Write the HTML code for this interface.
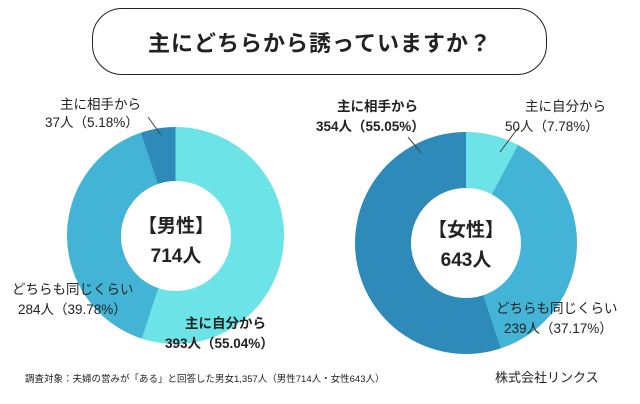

=-=-=

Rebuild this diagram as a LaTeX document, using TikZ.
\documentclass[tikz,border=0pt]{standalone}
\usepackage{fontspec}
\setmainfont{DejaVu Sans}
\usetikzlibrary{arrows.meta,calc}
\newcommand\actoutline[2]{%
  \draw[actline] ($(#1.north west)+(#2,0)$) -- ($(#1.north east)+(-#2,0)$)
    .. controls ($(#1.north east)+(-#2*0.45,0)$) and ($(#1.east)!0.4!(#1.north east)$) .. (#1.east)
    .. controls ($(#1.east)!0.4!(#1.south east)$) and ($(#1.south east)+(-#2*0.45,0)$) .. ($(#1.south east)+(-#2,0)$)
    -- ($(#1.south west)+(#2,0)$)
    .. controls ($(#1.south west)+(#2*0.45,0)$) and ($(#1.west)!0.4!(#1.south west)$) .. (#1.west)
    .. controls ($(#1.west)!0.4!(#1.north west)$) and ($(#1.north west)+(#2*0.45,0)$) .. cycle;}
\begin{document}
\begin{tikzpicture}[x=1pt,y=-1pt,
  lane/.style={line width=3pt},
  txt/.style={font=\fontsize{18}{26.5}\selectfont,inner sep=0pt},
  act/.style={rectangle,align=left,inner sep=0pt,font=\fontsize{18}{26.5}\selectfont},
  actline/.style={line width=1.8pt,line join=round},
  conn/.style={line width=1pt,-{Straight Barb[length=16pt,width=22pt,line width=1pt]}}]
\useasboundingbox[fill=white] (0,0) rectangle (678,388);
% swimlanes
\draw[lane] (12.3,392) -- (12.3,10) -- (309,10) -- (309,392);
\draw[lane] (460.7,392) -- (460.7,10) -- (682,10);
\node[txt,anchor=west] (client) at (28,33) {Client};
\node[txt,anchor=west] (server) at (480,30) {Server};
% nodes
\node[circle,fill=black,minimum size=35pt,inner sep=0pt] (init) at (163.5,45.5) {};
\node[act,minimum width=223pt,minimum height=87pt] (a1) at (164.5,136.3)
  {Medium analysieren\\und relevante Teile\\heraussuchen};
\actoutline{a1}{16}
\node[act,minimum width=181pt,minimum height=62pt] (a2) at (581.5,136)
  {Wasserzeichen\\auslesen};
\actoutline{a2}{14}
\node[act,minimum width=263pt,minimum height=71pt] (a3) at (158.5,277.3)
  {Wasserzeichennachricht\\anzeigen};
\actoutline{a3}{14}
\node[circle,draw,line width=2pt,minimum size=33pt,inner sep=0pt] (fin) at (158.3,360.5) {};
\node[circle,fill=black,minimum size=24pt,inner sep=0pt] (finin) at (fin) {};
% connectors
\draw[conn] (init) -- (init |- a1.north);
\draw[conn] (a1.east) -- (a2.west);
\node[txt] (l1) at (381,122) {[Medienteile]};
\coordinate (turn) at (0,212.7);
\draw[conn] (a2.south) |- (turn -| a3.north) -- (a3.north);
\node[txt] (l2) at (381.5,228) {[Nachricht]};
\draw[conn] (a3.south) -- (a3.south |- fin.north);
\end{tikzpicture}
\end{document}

=-=-=

▶ Given task: Copy every line of the listing that includes the string "this".

▶ Final result:
Write the HTML code for this interface.
Rebuild this diagram as a LaTeX document, using TikZ.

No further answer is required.